EXERCISE DESCRIPTION:
Retype word for word the first line of the listing and each line after it up to the line with "margin = [15.4, 18.6, 21.3, 27.4, 25.0, 24.3, 27.0]", with the pictures taken out.
········
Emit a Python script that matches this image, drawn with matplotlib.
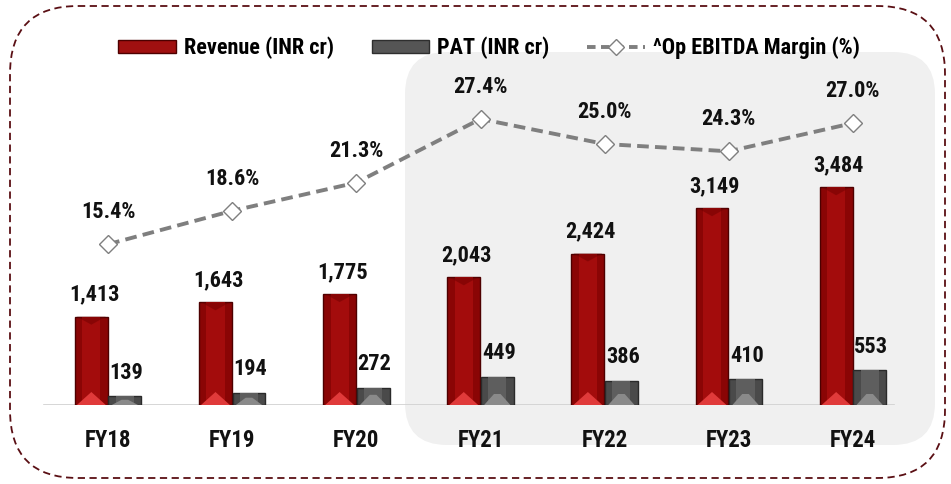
import matplotlib
matplotlib.use("Agg")
import matplotlib.pyplot as plt
from matplotlib.patches import FancyBboxPatch, Patch, Polygon
from matplotlib.lines import Line2D
import numpy as np

categories = ["FY18", "FY19", "FY20", "FY21", "FY22", "FY23", "FY24"]
revenue = [1413, 1643, 1775, 2043, 2424, 3149, 3484]
pat = [139, 194, 272, 449, 386, 410, 553]
margin = [15.4, 18.6, 21.3, 27.4, 25.0, 24.3, 27.0]

plt.rcParams['font.family'] = ['Roboto Condensed', 'Liberation Sans Narrow', 'Roboto', 'DejaVu Sans']
plt.rcParams['font.weight'] = 'bold'

W, H = 951, 484
fig = plt.figure(figsize=(W / 100, H / 100), dpi=100)

def fx(px):
    return px / W

def fy(py):
    return 1 - py / H

# background decoration axes in pixel coordinates
bg = fig.add_axes([0, 0, 1, 1], zorder=-5)
bg.set_xlim(0, W)
bg.set_ylim(H, 0)
bg.axis("off")
bg.add_patch(FancyBboxPatch((10, 6), 935, 472, boxstyle="round,pad=0,rounding_size=68",
                            fill=False, edgecolor="#5a0f14", linewidth=1.3,
                            linestyle=(0, (4, 2.5))))
bg.add_patch(FancyBboxPatch((405, 52), 530, 393, boxstyle="round,pad=0,rounding_size=42",
                            facecolor="#f0f0f0", edgecolor="none"))

ax = fig.add_axes([fx(15), fy(405), fx(931), 345 / H], zorder=1)
ax.set_facecolor("none")
x = np.arange(len(categories))
bw = 0.265
off = 0.135
unit = 16.0  # data units per pixel on the bar axis

rbars = ax.bar(x - off, revenue, bw, color="#8a0505", edgecolor="#4d0000", linewidth=1.0, zorder=3)
pbars = ax.bar(x + off, pat, bw, color="#4a4a4a", edgecolor="#2a2a2a", linewidth=1.0, zorder=3)
ax.bar(x - off, revenue, bw * 0.55, color="#a30c0c", edgecolor="none", zorder=3.1)
ax.bar(x + off, pat, bw * 0.55, color="#5e5e5e", edgecolor="none", zorder=3.1)

# bevel facets derived from each bar's own geometry
for b in rbars:
    x0, w, h = b.get_x(), b.get_width(), b.get_height()
    th = min(13 * unit, h)
    ax.add_patch(Polygon([[x0 + w * 0.06, 0], [x0 + w * 0.94, 0], [x0 + w / 2, th]],
                         closed=True, facecolor="#e03a3a", edgecolor="none", zorder=3.2))
    ax.add_patch(Polygon([[x0 + w * 0.06, h], [x0 + w * 0.94, h], [x0 + w / 2, h - 8 * unit]],
                         closed=True, facecolor="#6e0000", edgecolor="none", zorder=3.2, alpha=0.5))
for b in pbars:
    x0, w, h = b.get_x(), b.get_width(), b.get_height()
    th = min(11 * unit, h * 0.6)
    ax.add_patch(Polygon([[x0 + w * 0.1, 0], [x0 + w * 0.9, 0], [x0 + w * 0.5 + w * 0.1, th],
                          [x0 + w * 0.5 - w * 0.1, th]],
                         closed=True, facecolor="#8a8a8a", edgecolor="none", zorder=3.2))

ax.set_ylim(0, 345 * unit)
ax.set_xlim(-0.75, 6.75)
ax.plot([-0.52, 6.33], [0, 0], color="#d0d0d0", lw=1.2, zorder=2)

for xi, v in zip(x, revenue):
    ax.annotate(f"{v:,}", (xi - off, v), xytext=(2, 8), textcoords="offset points",
                ha="center", va="bottom", fontsize=16, fontweight=900, color="#111111")
for xi, v in zip(x, pat):
    ax.annotate(f"{v:,}", (xi + off, v), xytext=(1, 9), textcoords="offset points",
                ha="center", va="bottom", fontsize=16, fontweight=900, color="#111111")

for s in ax.spines.values():
    s.set_visible(False)
ax.set_yticks([])
ax.set_xticks(x)
ax.set_xticklabels(categories, fontsize=16.5, fontweight=900, color="#111111")
ax.tick_params(axis="x", length=0, pad=17)

ax2 = ax.twinx()
ax2.set_ylim(0, 345 / 10.44)
ax2.plot(x, margin, color="#7f7f7f", lw=2.8, linestyle=(0, (3, 1.6)),
         marker="D", markersize=9, markerfacecolor="white", markeredgecolor="#7f7f7f",
         markeredgewidth=1.0, zorder=5)
for xi, v in zip(x, margin):
    ax2.annotate(f"{v:.1f}%", (xi, v), xytext=(0, 15), textcoords="offset points",
                 ha="center", va="bottom", fontsize=16, fontweight=900, color="#111111")
ax2.set_yticks([])
for s in ax2.spines.values():
    s.set_visible(False)

handles = [
    Patch(facecolor="#a01010", edgecolor="#4d0000", label="Revenue (INR cr)"),
    Patch(facecolor="#555555", edgecolor="#2e2e2e", label="PAT (INR cr)"),
    Line2D([0], [0], color="#7f7f7f", lw=2.8, linestyle=(0, (2.2, 1.4)), marker="D",
           markersize=8, markerfacecolor="white", markeredgecolor="#7f7f7f",
           label="^Op EBITDA Margin (%)"),
]
fig.legend(handles=handles, loc="center", bbox_to_anchor=(fx(489), fy(48)), ncol=3,
           frameon=False, handlelength=2.6, handleheight=0.5,
           columnspacing=1.7, handletextpad=0.35, prop={"weight": 900, "size": 16})

fig.savefig("out.png", dpi=100)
········
TASK ANSWER:
Emit a Python script that matches this image, drawn with matplotlib.
import matplotlib
matplotlib.use("Agg")
import matplotlib.pyplot as plt
from matplotlib.patches import FancyBboxPatch, Patch, Polygon
from matplotlib.lines import Line2D
import numpy as np

categories = ["FY18", "FY19", "FY20", "FY21", "FY22", "FY23", "FY24"]
revenue = [1413, 1643, 1775, 2043, 2424, 3149, 3484]
pat = [139, 194, 272, 449, 386, 410, 553]
margin = [15.4, 18.6, 21.3, 27.4, 25.0, 24.3, 27.0]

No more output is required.